Created in isolation from the BBC series, Fallen Sun quickly establishes Luther as a maverick cop before a shady villain, David Robey (Andy Serkis), publicises the officer’s past inability to play by the rules, sending the hero to prison whilst a sinister threat brews in the city. Without the dogged efforts of Luther to track him down, Robey enacts his disturbing plan, blackmailing a collection of victims to follow his every insidious word.
Such leads to a sincerely disturbing initial set piece inspired by the darkest David Fincher crime drama, wherein Robey lures a hoard of parents to a manor house and forces them to come face-to-face with their deceased children. Then, to taunt the broken parents even further, Robey presses his face to the window of the crime scene and shows them videos of their now-deceased sons and daughters.
Indeed, Serkis’ villain is a gloriously immoral weasel, as well as an incredibly silly antagonist, but the level of his cartoon wickedness harkens back to the absurdity of Bond’s most eccentric adversaries, making for a gloriously thrilling watch. Embodying the state of a detestable villain a little too well, Serkis is the greatest part of Netflix’s latest thriller, which can’t seem to keep up with the freneticism of its villain.

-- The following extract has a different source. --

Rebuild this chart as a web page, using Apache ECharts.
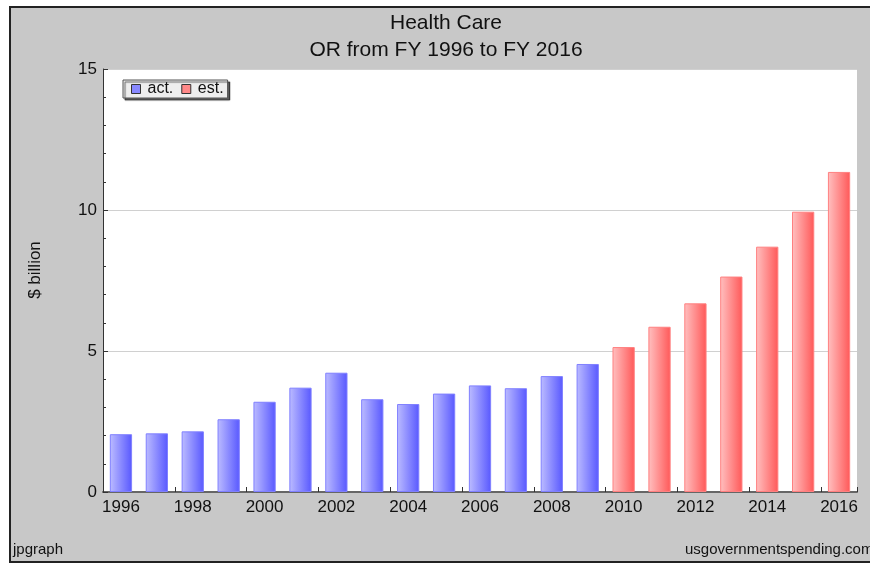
<!DOCTYPE html>
<html><head><meta charset="utf-8">
<script src="https://cdn.jsdelivr.net/npm/echarts@6/dist/echarts.min.js"></script>
<style>html,body{margin:0;padding:0;background:#fff}#c{width:870px;height:563px}</style>
</head><body><div id="c"></div>
<script>
const years = ['1996','1997','1998','1999','2000','2001','2002','2003','2004','2005','2006','2007','2008','2009','2010','2011','2012','2013','2014','2015','2016'];
const actual = [2.05,2.08,2.15,2.58,3.20,3.70,4.23,3.29,3.12,3.49,3.78,3.68,4.11,4.54,null,null,null,null,null,null,null];
const estimate = [null,null,null,null,null,null,null,null,null,null,null,null,null,null,5.14,5.86,6.69,7.64,8.70,9.94,11.35];
const yTicks = [0,5,10,15];

const font = 'Liberation Sans, Arial, sans-serif';
function grad(l, r){return new echarts.graphic.LinearGradient(0,0,1,0,[{offset:0,color:l},{offset:1,color:r}]);}
const chart = echarts.init(document.getElementById('c'), null, {renderer:'canvas'});
chart.setOption({
  backgroundColor:'#fff',
  animation:false,
  graphic:[
    {type:'rect', z:-10, shape:{x:10,y:7,width:880,height:555}, style:{fill:'#c8c8c8', stroke:'#222', lineWidth:2}},
    {type:'text', left:13, top:542, style:{text:'jpgraph', font:'15px '+font, fill:'#111'}},
    {type:'text', left:685, top:542, style:{text:'usgovernmentspending.com', font:'15px '+font, fill:'#111'}},
    {type:'text', x:35, y:270, rotation:Math.PI/2, style:{text:'$ billion', font:'17px '+font, fill:'#111', align:'center', verticalAlign:'middle'}}
  ],
  title:{
    text:'Health Care\nOR from FY 1996 to FY 2016',
    left:441, textAlign:'center', top:5,
    textStyle:{fontFamily:font, fontSize:21, fontWeight:'normal', color:'#111', lineHeight:27}
  },
  legend:{
    left:123, top:80, padding:[1,4,1,8], itemGap:8, itemWidth:9, itemHeight:9,
    backgroundColor:'#eeeeee', borderColor:'#555', borderWidth:1,
    shadowColor:'rgba(0,0,0,0.6)', shadowOffsetX:2, shadowOffsetY:2, shadowBlur:1,
    textStyle:{fontFamily:font, fontSize:16, color:'#111', padding:[0,0,0,2]},
    data:[
      {name:'act.', icon:'rect', itemStyle:{color:'#8888ff', borderColor:'#333', borderWidth:1}},
      {name:'est.', icon:'rect', itemStyle:{color:'#ff8888', borderColor:'#333', borderWidth:1}}
    ]
  },
  grid:{left:103, right:13, top:69, bottom:71, show:true, backgroundColor:'#fff', borderWidth:0},
  xAxis:{
    type:'category', data:years,
    axisLine:{lineStyle:{color:'#666', width:2}},
    axisTick:{show:true, inside:true, length:5, interval:1, lineStyle:{color:'#333'}},
    axisLabel:{interval:1, fontFamily:font, fontSize:17, color:'#111', margin:7}
  },
  yAxis:{
    type:'value', min:0, max:15, interval:5,
    axisLine:{show:true, lineStyle:{color:'#333', width:1}},
    axisTick:{show:true, inside:true, length:5, lineStyle:{color:'#333'}},
    minorTick:{show:true, splitNumber:5, length:3, lineStyle:{color:'#333'}},
    splitLine:{show:true, lineStyle:{color:'#d0d0d0', width:1}},
    axisLabel:{fontFamily:font, fontSize:17, color:'#111', margin:6,
      formatter:v=>yTicks.includes(v)?String(v):''}
  },
  series:[
    {name:'act.', type:'bar', data:actual, barCategoryGap:'38%', barGap:'-100%',
      itemStyle:{color:grad('#bcbcff','#5858ff'), borderColor:'#8080ff', borderWidth:1}},
    {name:'est.', type:'bar', data:estimate, barCategoryGap:'38%', barGap:'-100%',
      itemStyle:{color:grad('#ffc0c0','#ff5858'), borderColor:'#ff8080', borderWidth:1}}
  ]
});
</script></body></html>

Opposite Serkis, Elba leads the film with a meaningful stomp but never really excels past being a cookie-cutter ‘crooked copper’ who scams his way into authority before winning over his colleagues with a tenacious charm. ‘He may not play by the rules, but damn, does he get the job done’ is the vibe screenwriter Neil Cross is going for, and when he’s trying to create a camp action flick, this works well. What doesn’t work is when the cartoonish plot comes into contact with the film’s ambitions to be something darker and more sincere.
Whilst the series illustrated a similar tone to the movie, its balance of absurdity and sincerity was far steadier, making Netflix’s adaptation seem pretty misjudged in comparison. Still, if the Bond series is wanting to return to its camp roots, it may benefit from taking notes from Luther: Fallen Sun, as whilst it may lack any kind of emotional weight, it’s an absurdly good time.